Nuke the Paddies? 😁😁
Keep doubling down on the nonsense that the UK would have allowed small little Ireland invade its country at the height of the Cold War and not responded because something something international do-gooders.
How did that work for the Vietnamese when the US came calling a few years before? If I remember correctly while the US had to pull out eventually, the country was wrecked. We would still be rebuilding Dublin.
Back then, probably, yeah. Wasnt the democratic wishes of more than a few lads/terrorists.
Don't ignore the context of my response to the other lad. It'll only cause you to make a fool of yourself.
Oh give it a rest with the invade blanch.
We were at no Cold War with the UK.
You are completely lacking in perspective and your nuclear experiment gaff proves it.
So Vietnam was a US state and the Vietnamese communists took hold of the North and the US...wait what? Your analogies are way off.
Reminded of this:
if the government of the day had a backbone we might have got somewhere much sooner.
Those killings could have been a catalyst for British withdrawal.
Any port in a storm.
You clearly lack perspective.
The closest equivalent to Northern Ireland - the Israel/Palestine conflict - came very close to going nuclear in 1973. Your fantasy of the UN sweeping in on a white horse to tell the British to stand down is less likely than a limited nuclear strike.
Now where the hell did I say that Vietnam was a US state??? The US went to war in Vietnam, and even though the US didn't win, Vietnam was destroyed. That is where we would have ended up if Francie's fantasy "humanitarian mission" had played through.
I was passing comment on your analogy.
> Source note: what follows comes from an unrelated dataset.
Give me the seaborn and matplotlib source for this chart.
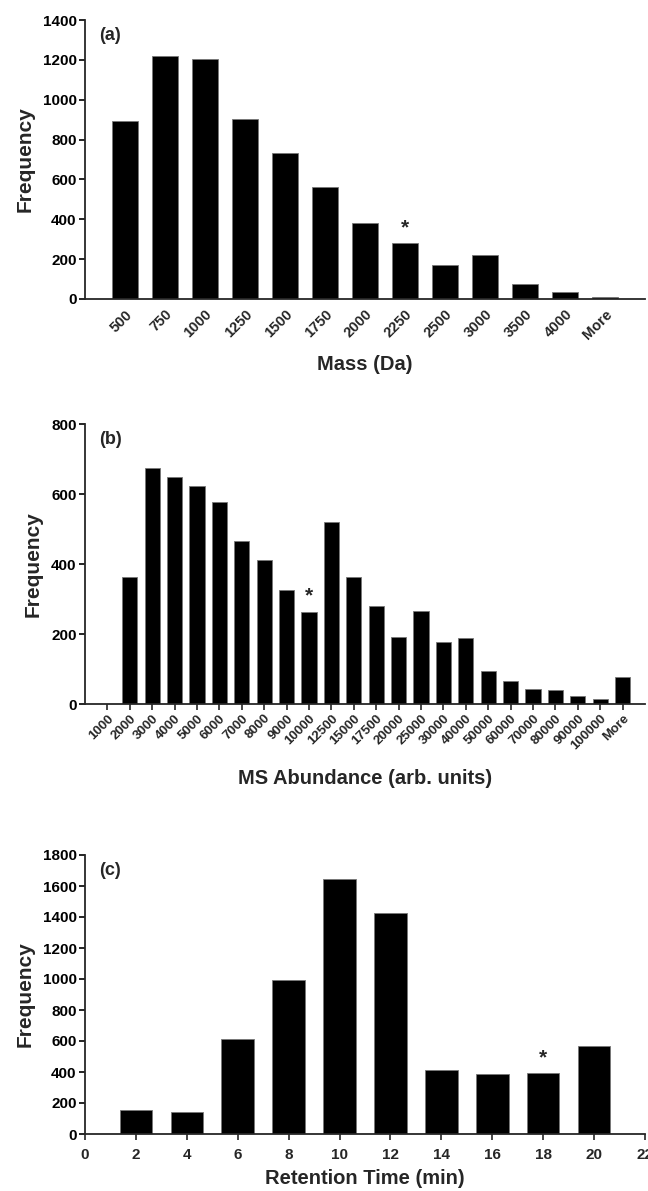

So which one was us?
Are there any statements from the British at the time, indicating they would militarily repel an irish excursion into NI during the start of the Troubles?
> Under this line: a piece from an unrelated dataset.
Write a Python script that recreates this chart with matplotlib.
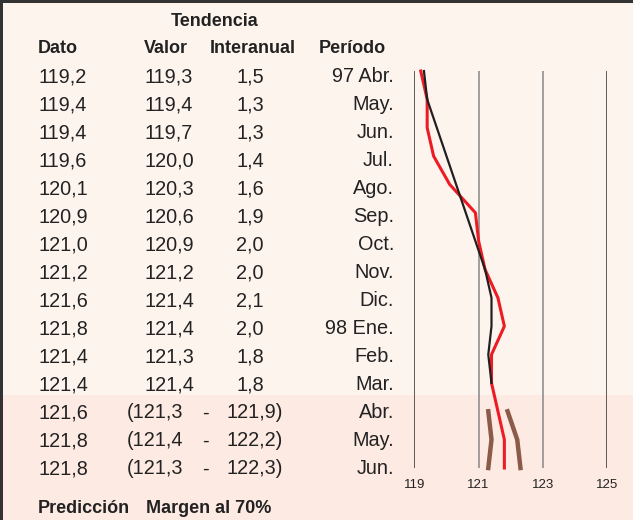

Make some sense in the local context blanch.
The British could have, could have, could have done what you say. They could have put boots on the ground at any time and squashed any national force. They could have done it when Dev stood up to them and remained neutral and threatened it, but they didn't.
Now any independently minded person would ask why they never did.
When you start getting answers to those questions you might have a more nuanced view of history. There were constraints on the British, just as there are now.
You are just engaging in the Brexiteers bristling of Andrew Bridgen etc.
There is no comparison between the Israeli state and the UK. Sure they murder and butcher the same and have no business being there, but its not England, Wales and Scotland thats contentious its occupied portions of Ulster.
If Iran invaded Israel do you think the US would do nothing? Get your own perspective in order.